Body and Blood of Christ (June 14, 2020)

The readings for this year’s cycle, used to be the only set of readings for about four hundred of the last four hundred and forty years on this Sunday. Ancient church liturgists tried to pick the very best readings from the bible. These are what we just heard today as we celebrate the solemnity of the most holy body and blood of Christ.

One curiosity of John’s Gospel is that five of the twenty original chapters of his Gospel are devoted to the Last Supper. And, yet, there is zero mention of bread or wine at the meal. Why? Because John had written extensively about Eucharist back in his magnificent chapter six.

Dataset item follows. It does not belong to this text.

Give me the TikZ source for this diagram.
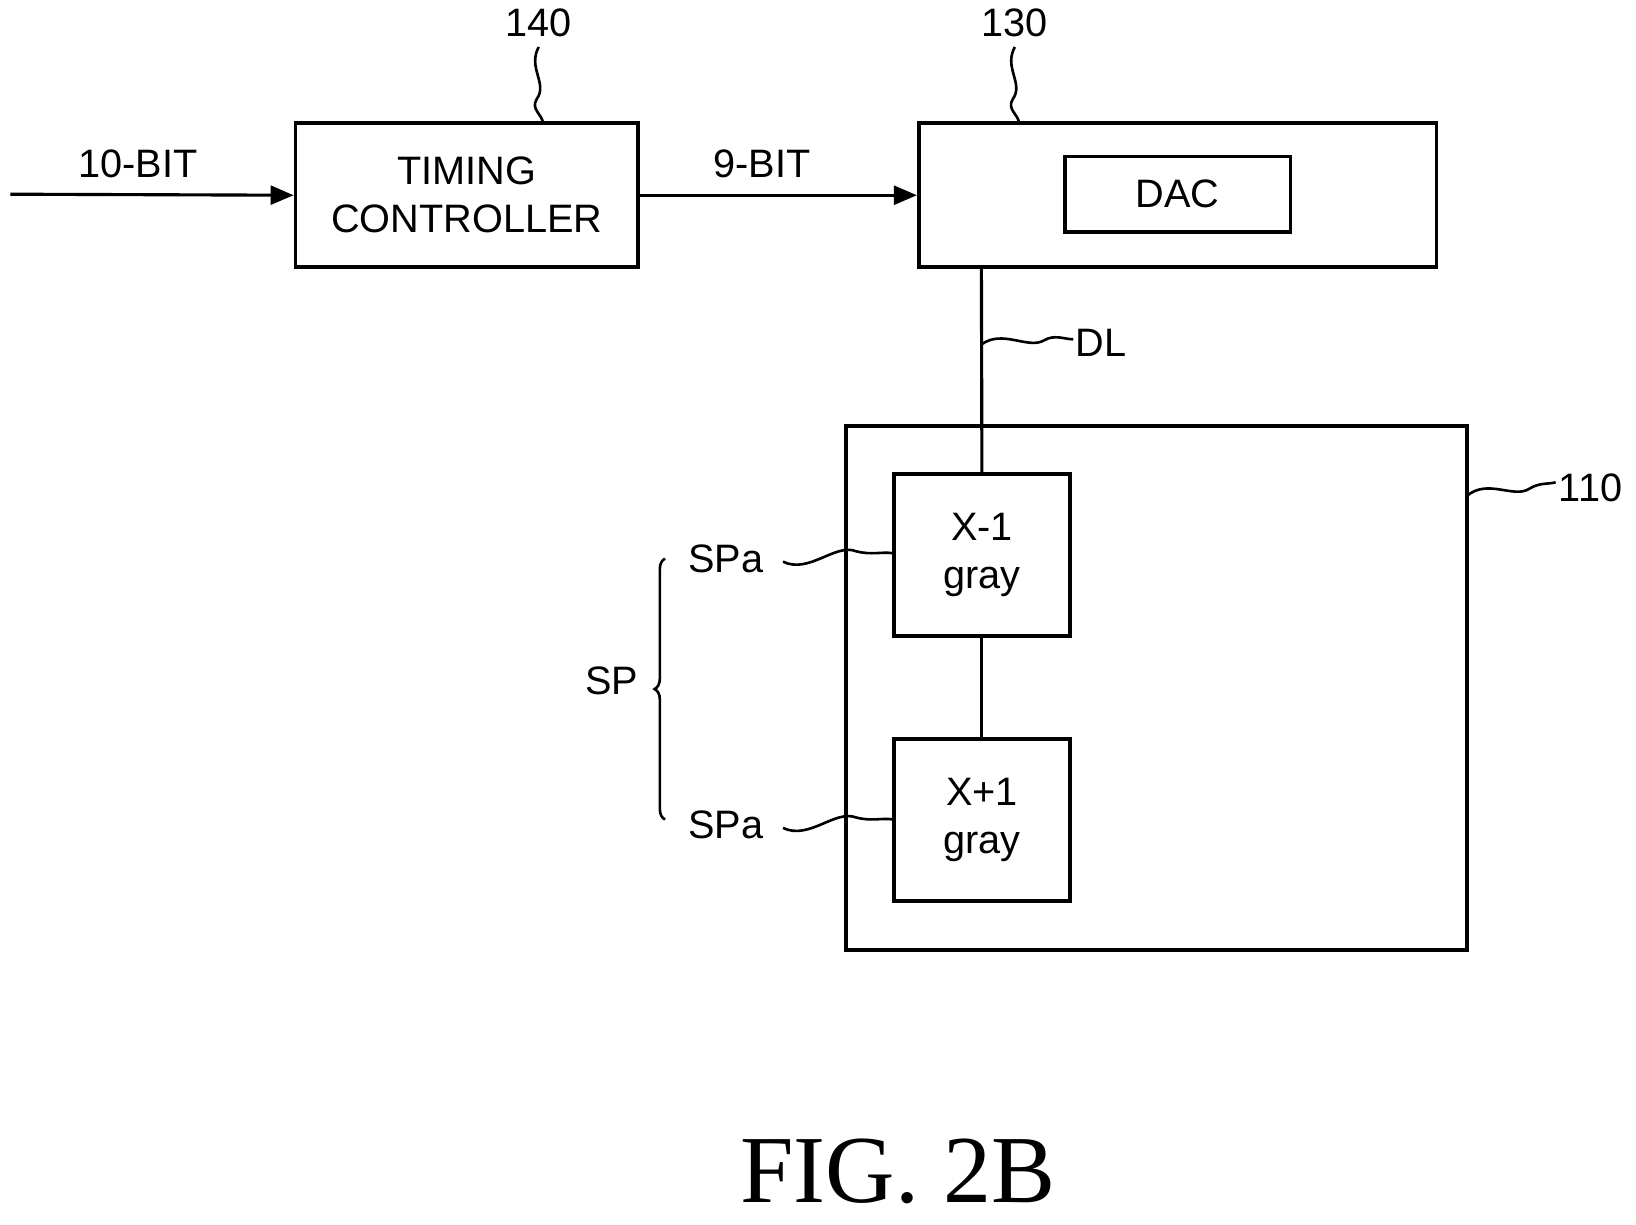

In today’s gospel from chapter 6, we heard: “if you do not eat of the flesh of the son of man and drink his blood, you have no life in you. He who feeds on my flesh and drinks my blood has eternal life, and I will raise him up on the last day.” John does not use the ordinary word for “eat” in this last verse; he uses the Greek verb trogein - to tear with the teeth, to gnaw. The strongest, most vivid language! And, he uses it four times in this section for emphasis.

The earliest church communities understood these words to be literally true. The bread and wine really become the body and blood of Jesus.

In ancient Judaism this would not have been so strange as it sounds to us. Back then, there were two sacrificial practices: first, there was the holocaust, the total incineration of the animal -- asking for divine acceptance. The second practice was called a “sin offering” to achieve at-one-ment with God through the shedding of blood. While the whole animal was offered to God, a portion of the flesh could be given to the priests and the rest could be given back to the worshiper who could then feast on it. Since the animal had been offered to God, something of god was thought to dwell in the offering. Therefore, the worshiper left the feast with a sense of God within. So, there was a Jewish precedent for divine presence and food.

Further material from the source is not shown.